== ITEMS
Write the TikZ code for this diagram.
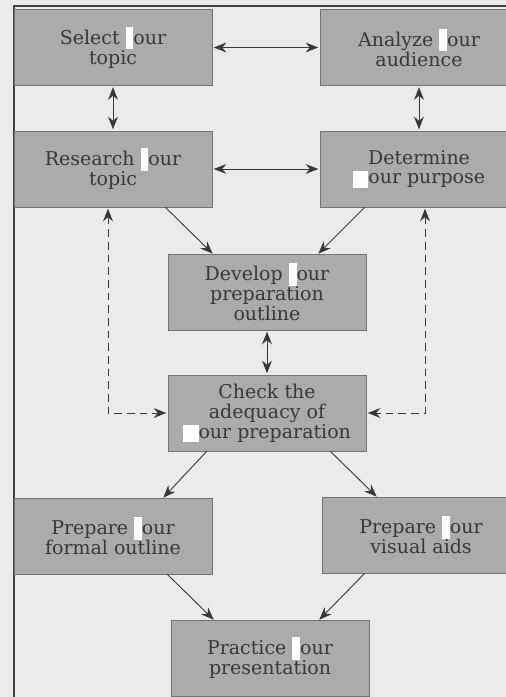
\documentclass[tikz,border=0pt]{standalone}
\usepackage{fontspec}
\setmainfont{DejaVu Serif}
\usetikzlibrary{%
  arrows.meta%
}

\definecolor{pagebg}{gray}{0.92}
\definecolor{boxfill}{gray}{0.67}
\definecolor{inkgray}{gray}{0.22}

% white blanks as printed in the scan
\newcommand\blankmid{\textcolor{white}{\rule[-3.5pt]{5.5pt}{16pt}}}
\newcommand\blankstart{\textcolor{white}{\rule[-2.5pt]{11pt}{12pt}}}

\tikzset{
  stepbox/.style={draw=black!55, fill=boxfill, text=inkgray,
    minimum width=4.95cm, minimum height=1.9cm, align=center,
    inner sep=2pt, font=\fontsize{13.5}{14.2}\selectfont},
  link/.style={draw=inkgray, line width=0.65pt,
    -{Stealth[length=9pt,width=7pt,inset=3pt]}},
  twoway/.style={link, {Stealth[length=9pt,width=7pt,inset=3pt]}-{Stealth[length=9pt,width=7pt,inset=3pt]},
    shorten <=1pt, shorten >=1pt},
  loopback/.style={twoway, dash pattern=on 5.5pt off 3.5pt}
}

\begin{document}
\begin{tikzpicture}[x=0.025cm,y=-0.025cm]
    \path [use as bounding box, fill=pagebg] (0,0) rectangle (506,697);
    \clip (0,0) rectangle (506,697);
    \draw [black!75, line width=1.4pt] (506,6) -- (14,6) -- (14,697);

    \node [stepbox] (select)    at (113,47.5) {Select \blankmid{}our\\topic};
    \node [stepbox] (analyze)   at (419,47.5) {Analyze \blankmid{}our\\audience};
    \node [stepbox] (research)  at (113,169)  {Research \blankmid{}our\\topic};
    \node [stepbox] (determine) at (419,169)  {Determine\\\blankstart{}our purpose};
    \node [stepbox] (develop)   at (267,292)  {Develop \blankmid{}our\\preparation\\outline};
    \node [stepbox] (check)     at (267,413)  {Check the\\adequacy of\\\blankstart{}our preparation};
    \node [stepbox] (formal)    at (113,536)  {Prepare \blankmid{}our\\formal outline};
    \node [stepbox] (visual)    at (421,535)  {Prepare \blankmid{}our\\visual aids};
    \node [stepbox] (practice)  at (270,658)  {Practice \blankmid{}our\\presentation};

    \draw [twoway] (select) -- (analyze);
    \draw [twoway] (select) -- (research);
    \draw [twoway] (analyze) -- (determine);
    \draw [twoway] (research) -- (determine);
    \draw [twoway] (develop) -- (check);

    \draw [link] ([xshift=-1.175cm]research.south east) -- ([xshift=1.125cm]develop.north west);
    \draw [link] ([xshift=1.125cm]determine.south west) -- ([xshift=-1.2cm]develop.north east);
    \draw [link] ([xshift=0.975cm]check.south west) -- ([xshift=-1.225cm]formal.north east);
    \draw [link] ([xshift=-0.9cm]check.south east) -- ([xshift=1.375cm]visual.north west);
    \draw [link] ([xshift=-1.125cm]formal.south east) -- ([xshift=1.075cm]practice.north west);
    \draw [link] ([xshift=1.075cm]visual.south west) -- ([xshift=-1.25cm]practice.north east);

    \draw [loopback] ([xshift=-0.125cm]research.south) |- (check.west);
    \draw [loopback] ([xshift=0.15cm]determine.south) |- (check.east);
  \end{tikzpicture}
\end{document}
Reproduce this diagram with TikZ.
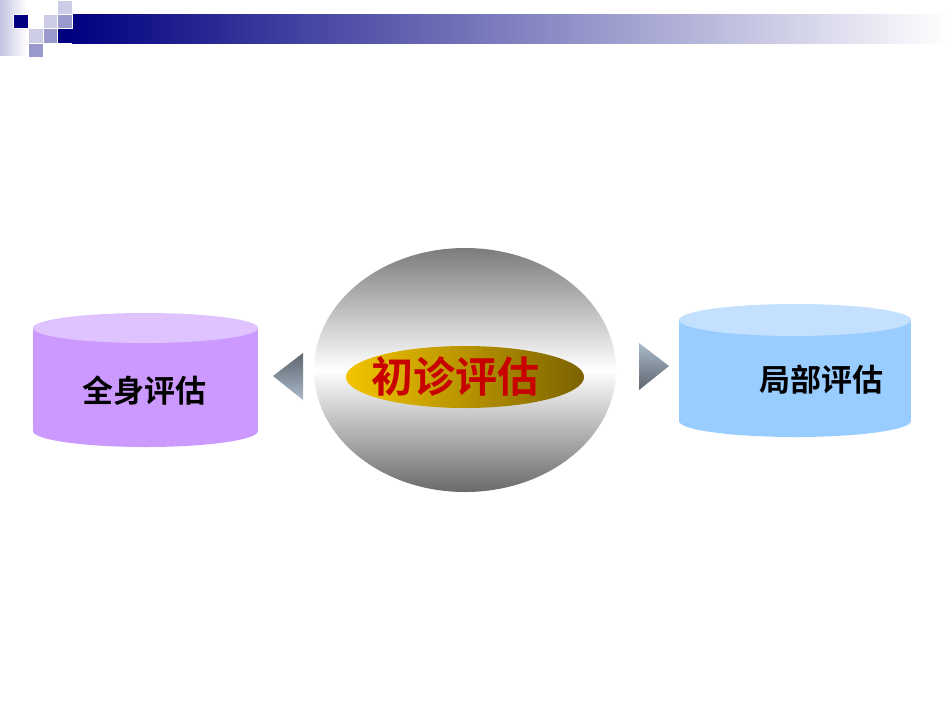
\documentclass[tikz,border=0pt]{standalone}
\usepackage{fontspec}
\newfontfamily\cjk{Noto Sans CJK SC}[BoldFont={Noto Sans CJK SC Bold}]
\definecolor{navy}{HTML}{000080}
\definecolor{sqmid}{HTML}{9999CC}
\definecolor{sqlight}{HTML}{CCCCE6}
\definecolor{stripc}{HTML}{C4C4E4}
\definecolor{purpbody}{HTML}{CC99FF}
\definecolor{purptop}{HTML}{DFC3FF}
\definecolor{bluebody}{HTML}{99CCFF}
\definecolor{bluetop}{HTML}{C3E0FF}
\definecolor{graytop}{HTML}{7C7C7C}
\definecolor{graybot}{HTML}{6A6A6A}
\definecolor{goldl}{HTML}{F2C400}
\definecolor{goldr}{HTML}{7C6200}
\definecolor{arrdark}{HTML}{5E656E}
\definecolor{arrlight}{HTML}{AABACA}
\definecolor{txtred}{HTML}{C80000}
\begin{document}
\begin{tikzpicture}[x=1pt,y=-1pt,
  sq/.style={draw=white,line width=0.6pt},
  sidetext/.style={inner sep=0pt,font=\cjk\bfseries\fontsize{31}{36}\selectfont,text=black},
  maintext/.style={inner sep=0pt,font=\cjk\bfseries\fontsize{42}{48}\selectfont,text=txtred}]
\useasboundingbox[fill=white] (0,0) rectangle (950,713);
% header decoration
\shade[left color=stripc,right color=white] (0,0) rectangle (27,55);
\shade[left color=navy,right color=white] (72,14) rectangle (950,43);
\fill[navy] (57,28) rectangle (72,43);
\filldraw[sq,fill=navy] (13,14) rectangle (28,28);
\filldraw[sq,fill=sqlight] (57,0) rectangle (72,14);
\filldraw[sq,fill=sqlight] (43,14) rectangle (57,28);
\filldraw[sq,fill=sqmid] (57,14) rectangle (72,28);
\filldraw[sq,fill=sqlight] (28,28) rectangle (43,43);
\filldraw[sq,fill=sqmid] (43,28) rectangle (57,43);
\filldraw[sq,fill=sqmid] (28,43) rectangle (43,57);
% left cylinder
\fill[purpbody] (33,328) rectangle (258,431);
\fill[purpbody] (145.5,431) ellipse [x radius=112.5pt, y radius=16pt];
\fill[purptop] (145.5,328) ellipse [x radius=112.5pt, y radius=15pt];
% right cylinder
\fill[bluebody] (679,320) rectangle (911,421);
\fill[bluebody] (795,421) ellipse [x radius=116pt, y radius=16pt];
\fill[bluetop] (795,320) ellipse [x radius=116pt, y radius=16pt];
% arrows
\shade[top color=arrdark,bottom color=arrlight] (303,353) -- (273,376) -- (303,400) -- cycle;
\shade[top color=arrlight,bottom color=arrdark] (639,343) -- (669,366) -- (639,390) -- cycle;
% center ellipse
\shade[top color=graytop,bottom color=graybot,middle color=white] (465,370) ellipse [x radius=151pt, y radius=122pt];
\shade[left color=goldl,right color=goldr] (465,377) ellipse [x radius=119pt, y radius=31pt];
% texts
\node[sidetext] (whole) at (144,391) {全身评估};
\node[sidetext] (local) at (821,380) {局部评估};
\node[maintext] (init) at (455,376) {初诊评估};
\end{tikzpicture}
\end{document}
====
TASK PROMPT: The data above needs to be retyped exactly, with the images left out.

ANSWER TO THIS EXERCISE:
Write the TikZ code for this diagram.
\documentclass[tikz,border=0pt]{standalone}
\usepackage{fontspec}
\setmainfont{DejaVu Serif}
\usetikzlibrary{%
  arrows.meta%
}

\definecolor{pagebg}{gray}{0.92}
\definecolor{boxfill}{gray}{0.67}
\definecolor{inkgray}{gray}{0.22}

% white blanks as printed in the scan
\newcommand\blankmid{\textcolor{white}{\rule[-3.5pt]{5.5pt}{16pt}}}
\newcommand\blankstart{\textcolor{white}{\rule[-2.5pt]{11pt}{12pt}}}

\tikzset{
  stepbox/.style={draw=black!55, fill=boxfill, text=inkgray,
    minimum width=4.95cm, minimum height=1.9cm, align=center,
    inner sep=2pt, font=\fontsize{13.5}{14.2}\selectfont},
  link/.style={draw=inkgray, line width=0.65pt,
    -{Stealth[length=9pt,width=7pt,inset=3pt]}},
  twoway/.style={link, {Stealth[length=9pt,width=7pt,inset=3pt]}-{Stealth[length=9pt,width=7pt,inset=3pt]},
    shorten <=1pt, shorten >=1pt},
  loopback/.style={twoway, dash pattern=on 5.5pt off 3.5pt}
}

\begin{document}
\begin{tikzpicture}[x=0.025cm,y=-0.025cm]
    \path [use as bounding box, fill=pagebg] (0,0) rectangle (506,697);
    \clip (0,0) rectangle (506,697);
    \draw [black!75, line width=1.4pt] (506,6) -- (14,6) -- (14,697);

    \node [stepbox] (select)    at (113,47.5) {Select \blankmid{}our\\topic};
    \node [stepbox] (analyze)   at (419,47.5) {Analyze \blankmid{}our\\audience};
    \node [stepbox] (research)  at (113,169)  {Research \blankmid{}our\\topic};
    \node [stepbox] (determine) at (419,169)  {Determine\\\blankstart{}our purpose};
    \node [stepbox] (develop)   at (267,292)  {Develop \blankmid{}our\\preparation\\outline};
    \node [stepbox] (check)     at (267,413)  {Check the\\adequacy of\\\blankstart{}our preparation};
    \node [stepbox] (formal)    at (113,536)  {Prepare \blankmid{}our\\formal outline};
    \node [stepbox] (visual)    at (421,535)  {Prepare \blankmid{}our\\visual aids};
    \node [stepbox] (practice)  at (270,658)  {Practice \blankmid{}our\\presentation};

    \draw [twoway] (select) -- (analyze);
    \draw [twoway] (select) -- (research);
    \draw [twoway] (analyze) -- (determine);
    \draw [twoway] (research) -- (determine);
    \draw [twoway] (develop) -- (check);

    \draw [link] ([xshift=-1.175cm]research.south east) -- ([xshift=1.125cm]develop.north west);
    \draw [link] ([xshift=1.125cm]determine.south west) -- ([xshift=-1.2cm]develop.north east);
    \draw [link] ([xshift=0.975cm]check.south west) -- ([xshift=-1.225cm]formal.north east);
    \draw [link] ([xshift=-0.9cm]check.south east) -- ([xshift=1.375cm]visual.north west);
    \draw [link] ([xshift=-1.125cm]formal.south east) -- ([xshift=1.075cm]practice.north west);
    \draw [link] ([xshift=1.075cm]visual.south west) -- ([xshift=-1.25cm]practice.north east);

    \draw [loopback] ([xshift=-0.125cm]research.south) |- (check.west);
    \draw [loopback] ([xshift=0.15cm]determine.south) |- (check.east);
  \end{tikzpicture}
\end{document}
Reproduce this diagram with TikZ.
\documentclass[tikz,border=0pt]{standalone}
\usepackage{fontspec}
\newfontfamily\cjk{Noto Sans CJK SC}[BoldFont={Noto Sans CJK SC Bold}]
\definecolor{navy}{HTML}{000080}
\definecolor{sqmid}{HTML}{9999CC}
\definecolor{sqlight}{HTML}{CCCCE6}
\definecolor{stripc}{HTML}{C4C4E4}
\definecolor{purpbody}{HTML}{CC99FF}
\definecolor{purptop}{HTML}{DFC3FF}
\definecolor{bluebody}{HTML}{99CCFF}
\definecolor{bluetop}{HTML}{C3E0FF}
\definecolor{graytop}{HTML}{7C7C7C}
\definecolor{graybot}{HTML}{6A6A6A}
\definecolor{goldl}{HTML}{F2C400}
\definecolor{goldr}{HTML}{7C6200}
\definecolor{arrdark}{HTML}{5E656E}
\definecolor{arrlight}{HTML}{AABACA}
\definecolor{txtred}{HTML}{C80000}
\begin{document}
\begin{tikzpicture}[x=1pt,y=-1pt,
  sq/.style={draw=white,line width=0.6pt},
  sidetext/.style={inner sep=0pt,font=\cjk\bfseries\fontsize{31}{36}\selectfont,text=black},
  maintext/.style={inner sep=0pt,font=\cjk\bfseries\fontsize{42}{48}\selectfont,text=txtred}]
\useasboundingbox[fill=white] (0,0) rectangle (950,713);
% header decoration
\shade[left color=stripc,right color=white] (0,0) rectangle (27,55);
\shade[left color=navy,right color=white] (72,14) rectangle (950,43);
\fill[navy] (57,28) rectangle (72,43);
\filldraw[sq,fill=navy] (13,14) rectangle (28,28);
\filldraw[sq,fill=sqlight] (57,0) rectangle (72,14);
\filldraw[sq,fill=sqlight] (43,14) rectangle (57,28);
\filldraw[sq,fill=sqmid] (57,14) rectangle (72,28);
\filldraw[sq,fill=sqlight] (28,28) rectangle (43,43);
\filldraw[sq,fill=sqmid] (43,28) rectangle (57,43);
\filldraw[sq,fill=sqmid] (28,43) rectangle (43,57);
% left cylinder
\fill[purpbody] (33,328) rectangle (258,431);
\fill[purpbody] (145.5,431) ellipse [x radius=112.5pt, y radius=16pt];
\fill[purptop] (145.5,328) ellipse [x radius=112.5pt, y radius=15pt];
% right cylinder
\fill[bluebody] (679,320) rectangle (911,421);
\fill[bluebody] (795,421) ellipse [x radius=116pt, y radius=16pt];
\fill[bluetop] (795,320) ellipse [x radius=116pt, y radius=16pt];
% arrows
\shade[top color=arrdark,bottom color=arrlight] (303,353) -- (273,376) -- (303,400) -- cycle;
\shade[top color=arrlight,bottom color=arrdark] (639,343) -- (669,366) -- (639,390) -- cycle;
% center ellipse
\shade[top color=graytop,bottom color=graybot,middle color=white] (465,370) ellipse [x radius=151pt, y radius=122pt];
\shade[left color=goldl,right color=goldr] (465,377) ellipse [x radius=119pt, y radius=31pt];
% texts
\node[sidetext] (whole) at (144,391) {全身评估};
\node[sidetext] (local) at (821,380) {局部评估};
\node[maintext] (init) at (455,376) {初诊评估};
\end{tikzpicture}
\end{document}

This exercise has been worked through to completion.